§ **THE EXERCISE**
Skip all pictures, then copy the lines from the start of the data through the line with "from matplotlib.ticker import", keeping both ends.

§ **DATA SHOWN**

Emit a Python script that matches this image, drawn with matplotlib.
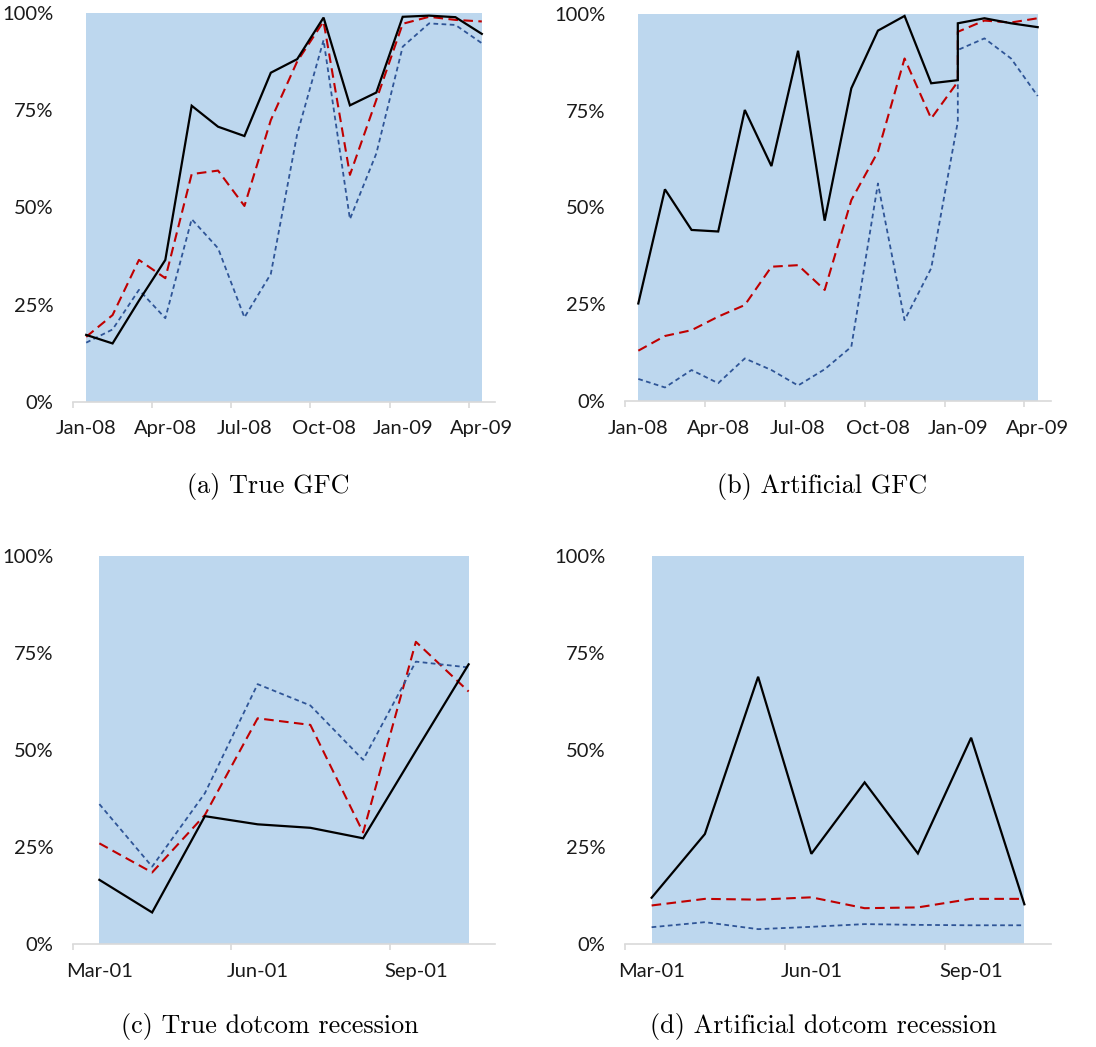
import matplotlib
matplotlib.use("Agg")
import matplotlib.pyplot as plt
from matplotlib.ticker import FixedLocator, NullFormatter, FixedFormatter

# ---- data -------------------------------------------------------------
gfc_months = ["Jan-08", "Feb-08", "Mar-08", "Apr-08", "May-08", "Jun-08",
              "Jul-08", "Aug-08", "Sep-08", "Oct-08", "Nov-08", "Dec-08",
              "Jan-09", "Feb-09", "Mar-09", "Apr-09"]
dotcom_months = ["Mar-01", "Apr-01", "May-01", "Jun-01", "Jul-01",
                 "Aug-01", "Sep-01", "Oct-01"]

# (a) true GFC
true_gfc_x = list(range(16))
true_gfc_black = [17.2, 15.0, 26.0, 36.5, 76.2, 70.8, 68.4, 84.7,
                  88.2, 98.9, 76.3, 79.6, 99.1, 99.4, 99.0, 94.7]
true_gfc_red = [16.7, 22.3, 36.5, 31.8, 58.6, 59.5, 50.4, 72.5,
                87.6, 97.9, 58.4, 77.7, 97.3, 99.1, 98.3, 97.9]
true_gfc_blue = [15.2, 18.6, 28.8, 21.5, 47.0, 39.5, 21.7, 32.9,
                 68.9, 93.1, 47.0, 63.9, 91.4, 97.4, 97.0, 92.3]

# (b) artificial GFC (two observations fall in Jan-09)
art_gfc_x = [0, 1, 2, 3, 4, 5, 6, 7, 8, 9, 10, 11, 12, 12, 13, 14, 15]
art_gfc_black = [25.2, 54.7, 44.2, 43.8, 75.2, 60.7, 90.5, 46.6, 80.8,
                 95.7, 99.5, 82.1, 82.9, 97.6, 98.9, 97.6, 96.6]
art_gfc_red = [13.0, 16.8, 18.3, 21.8, 24.8, 34.7, 35.1, 28.7, 51.9,
               64.4, 88.5, 73.0, 82.5, 95.4, 98.3, 97.8, 98.9]
art_gfc_blue = [5.7, 3.5, 8.0, 4.6, 11.0, 8.0, 4.0, 8.2, 14.0,
                56.2, 20.9, 34.3, 72.2, 90.7, 93.7, 88.5, 78.8]

# (c) true dotcom recession
true_dot_x = list(range(8))
true_dot_black = [16.6, 8.2, 33.0, 30.9, 30.0, 27.3, 49.8, 72.1]
true_dot_red = [26.0, 18.5, 33.3, 58.2, 56.5, 28.8, 77.9, 65.1]
true_dot_blue = [36.1, 20.0, 38.9, 67.0, 61.5, 47.5, 72.8, 71.3]

# (d) artificial dotcom recession
art_dot_x = list(range(8))
art_dot_black = [12.0, 28.4, 68.9, 23.3, 41.7, 23.4, 53.2, 10.3]
art_dot_red = [10.0, 11.7, 11.5, 12.1, 9.3, 9.5, 11.7, 11.7]
art_dot_blue = [4.4, 5.7, 3.9, 4.5, 5.2, 5.0, 4.9, 4.9]

y_ticks = [0, 25, 50, 75, 100]
y_labels = ["0%", "25%", "50%", "75%", "100%"]
captions = ["(a) True GFC", "(b) Artificial GFC",
            "(c) True dotcom recession", "(d) Artificial dotcom recession"]

# ---- styling ----------------------------------------------------------
SHADE = "#BDD7EE"
BLACK = "#000000"
RED = "#C00000"
BLUE = "#2F5597"
AXIS_GREY = "#D9D9D9"
TEXT = "#1A1A1A"
TICK_FONT = ["Lato", "DejaVu Sans"]
TICK_SIZE = 14.5

W, H = 1096, 1047
fig = plt.figure(figsize=(W / 100, H / 100), dpi=100)


def px_axes(left, right, top, bottom):
    return fig.add_axes([left / W, 1 - bottom / H, (right - left) / W,
                         (bottom - top) / H])


def draw_panel(ax, n, labels, xs, black, red, blue):
    ax.set_xlim(-0.5, n - 0.5)
    ax.set_ylim(0, 100)
    ax.axvspan(0, n - 1, color=SHADE, lw=0, zorder=0)
    ax.plot(xs, black, color=BLACK, lw=1.6, solid_joinstyle="miter",
            zorder=3)
    ax.plot(xs, red, color=RED, lw=1.5, linestyle=(0, (4.6, 2.6)), zorder=2)
    ax.plot(xs, blue, color=BLUE, lw=1.3, linestyle=(0, (2.6, 1.9)),
            zorder=2)
    for s in ("left", "right", "top"):
        ax.spines[s].set_visible(False)
    ax.spines["bottom"].set_color(AXIS_GREY)
    ax.spines["bottom"].set_linewidth(1.2)
    # tick marks at category boundaries, labels on every third month
    ax.xaxis.set_major_locator(FixedLocator([b - 0.5 for b in range(0, n, 3)]))
    ax.xaxis.set_major_formatter(NullFormatter())
    lab_pos = list(range(0, n, 3))
    ax.xaxis.set_minor_locator(FixedLocator(lab_pos))
    ax.xaxis.set_minor_formatter(FixedFormatter([labels[i] for i in lab_pos]))
    ax.tick_params(axis="x", which="major", length=4.5, width=1.2,
                   color=AXIS_GREY, direction="out")
    ax.tick_params(axis="x", which="minor", length=0, pad=13.5,
                   labelsize=TICK_SIZE, labelcolor=TEXT)
    ax.set_yticks(y_ticks)
    ax.set_yticklabels(y_labels)
    ax.tick_params(axis="y", length=0, pad=14, labelsize=TICK_SIZE,
                   labelcolor=TEXT)
    for t in ax.get_xticklabels(minor=True) + ax.get_yticklabels():
        t.set_family(TICK_FONT)


ax_a = px_axes(73, 495, 13.3, 401.7)
ax_b = px_axes(625, 1051, 14, 401)
ax_c = px_axes(73, 495, 556, 944.3)
ax_d = px_axes(625, 1051, 556, 944.3)

draw_panel(ax_a, 16, gfc_months, true_gfc_x, true_gfc_black, true_gfc_red,
           true_gfc_blue)
draw_panel(ax_b, 16, gfc_months, art_gfc_x, art_gfc_black, art_gfc_red,
           art_gfc_blue)
draw_panel(ax_c, 8, dotcom_months, true_dot_x, true_dot_black, true_dot_red,
           true_dot_blue)
draw_panel(ax_d, 8, dotcom_months, art_dot_x, art_dot_black, art_dot_red,
           art_dot_blue)

cap_pos = [(268, 487), (822, 487), (270, 1027), (823, 1027)]
for (cx, cy), text in zip(cap_pos, captions):
    fig.text(cx / W, 1 - cy / H, text, ha="center", va="center",
             family="cmr10", fontsize=18.8, color="black")

fig.savefig("out.png", dpi=100)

§ **RESPONSE FOR THIS EXERCISE**
Emit a Python script that matches this image, drawn with matplotlib.
import matplotlib
matplotlib.use("Agg")
import matplotlib.pyplot as plt
from matplotlib.ticker import FixedLocator, NullFormatter, FixedFormatter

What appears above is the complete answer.